As of December 31, 2017, the Company has approximately $400.5 million of federal net operating loss carryforwards and $193.5 million of state net operating loss carryforwards. The federal net operating loss carryforwards begin to expire in 2025 and the state net operating loss carryforwards begin to expire in 2021. As of December 31, 2017, the Company has approximately $7.1 million of foreign tax credits, which begin to expire in 2022.
Utilization of the net operating loss carryforwards and foreign tax credits may be subject to a substantial annual limitation under Section 382 of the Internal Revenue Code of 1986 due to ownership change limitations that have occurred previously or that could occur in the future in accordance with Section 382 of the Internal Revenue Code of 1986, or Section 382, as well as similar state provisions. These ownership changes may limit the amount of NOL carryforwards that can be utilized annually to offset future taxable income. In general an ownership change as defined by Section 382 results from transactions increasing the ownership of certain shareholders or public groups in the stock of a corporation by more than 50 percentage points over a three-year period.
The Company is subject to income taxes in the U.S. and numerous foreign jurisdictions. Significant judgment is required in evaluating our tax positions and determining our provision for income taxes. During the ordinary course of business, there are many transactions and calculations for which the ultimate tax determination is uncertain. The Company establishes reserves for tax-related uncertainties based on estimates of whether, and the extent to which, additional taxes will be due. These reserves are established when we believe that certain positions might be challenged despite our belief that our tax return positions are fully supportable. The Company adjusts these reserves in light of changing facts and circumstances, such as the outcome of tax audit. The provision for income taxes includes the impact of reserve provisions and changes to reserves that are considered appropriate. A reconciliation of the beginning and ending amount of unrecognized tax benefits is as follows (in thousands):
|
Balance on January 1, 2017 |
|
$ |
2,705 |
|
Additions due to acquisitions |
|
|
399 |
|
Statute of limitations expirations |
|
|
(184) |
|
Balance on December 31, 2017 |
|
$ |
2,920 |
The Company does not anticipate that the total amounts of unrecognized tax benefits will significantly increase or decrease in the next 12 months.

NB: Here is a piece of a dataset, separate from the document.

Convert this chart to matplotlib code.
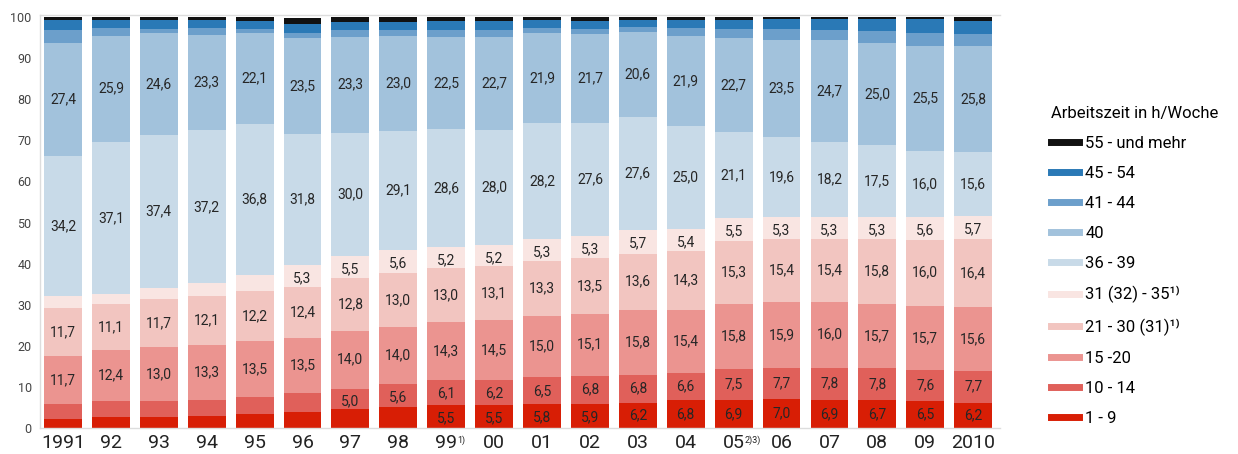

The Company files tax returns as prescribed by the tax laws of the jurisdictions in which it operates. In the normal course of business the Company is subject to examination by federal and state jurisdictions in the United States and other countries, where applicable. There are currently no pending tax examinations. The Company thus is still open under the U.S. statute from 2014 to the present and as early as 2014 to the present for foreign jurisdictions. Earlier years may be examined to the extent that loss carryforwards are used in future periods. There are no tax matters under discussion with taxing authorities that are expected to have a material effect on the Company's consolidated financial statements.
The Company’s policy is to include interest and penalties related to unrecognized tax benefits as a component of interest expense, net in the consolidated statements of operations.
The Company’s consolidated financial statements provide for any related tax liability on amounts that may be repatriated, aside from undistributed earnings of certain of the Company’s foreign subsidiaries that are intended to be indefinitely reinvested in operations outside the U.S. as of December 31, 2017.